PostgreSQL - join tables using pattern matching

Question

I have two tables and need to join them using two columns that are similar.

The first table is called articles has a column called 'slug' with slug lines for articles, ex: 'trump-fails-yet-again.'

The second table is called log and has a column called path with the url path for the articles, ex: '/articles/trump-fails-yet-again/'

Here is my search query:

"SELECT articles.title, count(*) as num FROM articles, log WHERE articles.slug LIKE CONCAT('%',log.path) GROUP BY articles.title;"

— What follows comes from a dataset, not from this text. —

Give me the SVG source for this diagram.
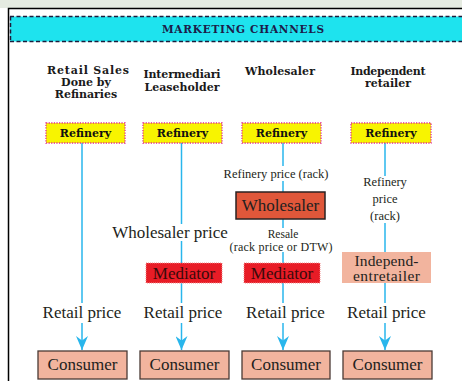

This returns nothing but brackets, []

I have also tried:

"SELECT articles.title, count(*) as num FROM articles JOIN log ON articles.slug SIMILAR TO CONCAT('%',log.path) GROUP BY articles.title;"

That returns a DataError: invalid regular expression: quantifier operand invalid

Any help is greatly appreciated!

Answer 1

try this:

` select articles.title, count(*) as views from articles
  join log on articles.slug ~~ ('%' || articles.slug || '%') 
  group by articles.title;`

Answer 2

Because there is a 1:1 function with this you can do this

SELECT articles.title, count(*) as num
FROM articles
JOIN log ON articles.slug = '/articles/' || articles.slug || '/'
GROUP BY articles.title;

Or even better

CREATE FUNCTION slug_to_article_path( slug text )
RETURNS text AS
$$
  SELECT '/articles/' || slug || '/';
$$ LANGUAGE sql
IMMUTABLE;

SELECT articles.title, count(*) as num
FROM articles
JOIN log ON articles.slug = slug_to_article_path(articles.slug)
GROUP BY articles.title;

Answer 3

You have a slash at the end of the path. How about this?

SELECT a.title, count(*) as num
FROM articles a JOIN
     log l
     ON a.path LIKE '%' || l.slug || '%'
GROUP BY a.title;

You should also learn to use proper, explicit JOIN syntax. Never use commas in the FROM clause.